In Saut Ryan was able to meet with village leaders and discuss the problems that had arisen in earlier trips and the reason they had to evacuate when threats were made against them. This was a very positive time for both the village and Ryan and it ended with us all going around the village and praying for God’s protection of all those who will be working in the translation process.

This is Ryan and Crystal's house. Out back is their rain collection lean-to which has a tin roof and two 55 gallon drums for collecting rain water. On top are two solar panels that recharge the three big truck batteries that power their little home.

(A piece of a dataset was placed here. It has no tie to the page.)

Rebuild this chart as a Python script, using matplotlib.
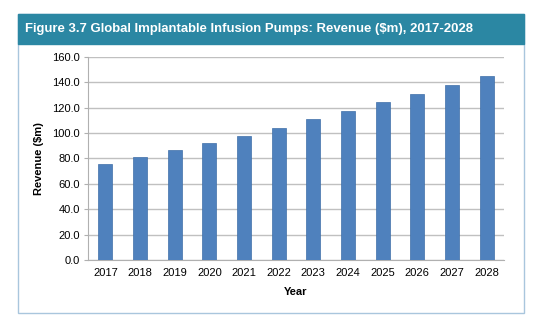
import matplotlib.pyplot as plt
from matplotlib.patches import Rectangle

# data
years = ['2017', '2018', '2019', '2020', '2021', '2022',
         '2023', '2024', '2025', '2026', '2027', '2028']
revenue = [75.8, 81.1, 86.6, 92.2, 98.1, 104.4,
           111.0, 117.6, 124.4, 131.2, 138.1, 144.9]
yticks = [0, 20, 40, 60, 80, 100, 120, 140, 160]

plt.rcParams['font.family'] = ['Liberation Sans', 'DejaVu Sans']

fig = plt.figure(figsize=(5.5, 3.31), dpi=100)
fig.patch.set_facecolor('white')

# outer frame and header band
fig.patches.append(Rectangle((0.033, 0.054), 0.92, 0.903, transform=fig.transFigure,
                             facecolor='white', edgecolor='#a9c6dd', linewidth=1.0, zorder=-2))
fig.patches.append(Rectangle((0.033, 0.867), 0.92, 0.09, transform=fig.transFigure,
                             facecolor='#2b87a3', edgecolor='#2b87a3', linewidth=1.0, zorder=-1))
fig.text(0.045, 0.912, 'Figure 3.7 Global Implantable Infusion Pumps: Revenue ($m), 2017-2028',
         color='white', fontsize=9.45, fontweight='bold', va='center', ha='left')

ax = fig.add_axes([0.16, 0.2145, 0.7564, 0.6133])
ax.set_zorder(2)
ax.patch.set_alpha(0)
ax.bar(years, revenue, width=0.4, color='#4f81bd', edgecolor='#3f6fa8', linewidth=0.5, zorder=3)

ax.set_ylim(0, 160)
ax.set_xlim(-0.5, len(years) - 0.5)
ax.set_yticks(yticks)
ax.set_yticklabels([f'{v:.1f}' for v in yticks])
ax.grid(axis='y', color='#c0c0c0', linewidth=1.0, zorder=0)
ax.set_axisbelow(True)

for s in ['top', 'right']:
    ax.spines[s].set_visible(False)
ax.spines['left'].set_color('#b0b0b0')
ax.spines['bottom'].set_color('#b0b0b0')
ax.tick_params(axis='y', length=3, color='#b0b0b0', labelsize=8, pad=3)
ax.tick_params(axis='x', length=0, labelsize=8, pad=6)

ax.set_xlabel('Year', fontsize=8, fontweight='bold', labelpad=6)
ax.set_ylabel('Revenue ($m)', fontsize=8, fontweight='bold', labelpad=6)

fig.savefig('out.png', dpi=100)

The center of the village is the sports area. This village is really into soccer. Of course it is all village rules which we never really understood, but every night a group of young men would play until dark. The silver roofed building is the Lutheran Church that is located in the village. All the materials to build it were hiked in on the trail you just saw on the earlier post. It even has a complete concrete floor under it!

Our personal chef Caleb looks into the supplies that Ryan had in the house. All our meals were pretty tasty as Caleb blended noodles, tinned meat, and sauce into an array of meals.

Taking a rest.

Here I am talking to Susan back in Ukarumpa. This radio also had the ability to pick up several AM stations that are broadcast across the Pacific. This included US radio for US service men and Australian radio. It is an interesting experience to listen to the financial report on the Dow Jones when you are out in the bush of PNG.

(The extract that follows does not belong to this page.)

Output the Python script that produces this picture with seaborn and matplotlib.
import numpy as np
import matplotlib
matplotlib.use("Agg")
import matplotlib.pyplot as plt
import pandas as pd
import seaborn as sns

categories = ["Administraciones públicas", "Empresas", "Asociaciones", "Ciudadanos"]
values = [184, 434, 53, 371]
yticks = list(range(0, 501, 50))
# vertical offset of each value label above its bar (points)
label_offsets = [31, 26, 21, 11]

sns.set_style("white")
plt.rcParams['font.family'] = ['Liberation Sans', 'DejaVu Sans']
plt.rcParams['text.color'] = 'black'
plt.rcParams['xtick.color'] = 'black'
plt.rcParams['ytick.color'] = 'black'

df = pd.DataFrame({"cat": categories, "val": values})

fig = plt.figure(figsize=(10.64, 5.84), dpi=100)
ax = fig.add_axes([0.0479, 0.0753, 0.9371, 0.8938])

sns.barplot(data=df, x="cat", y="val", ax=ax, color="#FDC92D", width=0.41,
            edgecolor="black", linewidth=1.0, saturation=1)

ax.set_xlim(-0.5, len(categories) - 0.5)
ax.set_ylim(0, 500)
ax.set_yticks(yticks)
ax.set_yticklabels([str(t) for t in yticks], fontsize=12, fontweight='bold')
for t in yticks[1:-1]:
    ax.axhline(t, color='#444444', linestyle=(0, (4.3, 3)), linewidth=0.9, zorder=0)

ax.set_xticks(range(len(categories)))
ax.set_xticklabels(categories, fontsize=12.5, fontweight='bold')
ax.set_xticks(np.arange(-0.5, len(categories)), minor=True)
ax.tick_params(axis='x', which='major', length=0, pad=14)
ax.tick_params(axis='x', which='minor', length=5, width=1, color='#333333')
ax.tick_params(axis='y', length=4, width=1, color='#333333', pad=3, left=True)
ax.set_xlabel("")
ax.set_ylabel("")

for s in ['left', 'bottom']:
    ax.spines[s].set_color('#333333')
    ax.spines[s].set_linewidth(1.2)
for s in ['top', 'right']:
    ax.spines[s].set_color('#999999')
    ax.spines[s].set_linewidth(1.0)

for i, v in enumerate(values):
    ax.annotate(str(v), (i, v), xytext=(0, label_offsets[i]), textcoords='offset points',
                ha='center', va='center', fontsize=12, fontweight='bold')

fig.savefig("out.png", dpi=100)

Another common scene in a village is sitting around talking. In this case I was taking a break and looking at the sky. You could seen the moon and someone asked about going to the moon, so I started telling stories about how rockets work and how astronauts wear special suits to enable them to walk on the moon. Who knows if they really got what I was saying, but I always think these types of conversations are interesting to have with Papua New Guineans.

Here we are trying again. We didn't really find that the antenna worked, but we did find that Nokia cell phones worked. One of the national men traveling with us had a Nokia and he started making calls to all his friends, but our phones never got a signal. I think Ryan might be buying a new phone soon.

The fish pond, which was also right next to the clothes washing and bathing area.

During one of our days in Saut we decided to try and go look for birds of paradise. These rare birds are found throughout PNG, but are very skittish and thus hard to see unless you hike into the bush and then are very quiet. While we were hiking to go look at some these boys decided to hike to the top of the hill and serinade us with Sunday School songs.

We did see a couple birds of paradise, but never close enough to get a good photo. So here is a photo of us trying to take a photo of the birds instead.

The biggest and most powerful thing that we were able to do during our time in Saut was to gather the people to pray over their village. We talked about how the devil didn't want this work of Bible translation to go forth, but if we prayed for God's protection that He would be faithful and watch over the work and the people involved. So these last photo's are of us gathering to pray at different spots in the village to claim the village for the Lord.

This blue/green building is the local Health Aid Post.

Finally this photo is for my Mom to show her the dahlias that are growing on the edge of the heli-pad in Saut. Can you name the variety?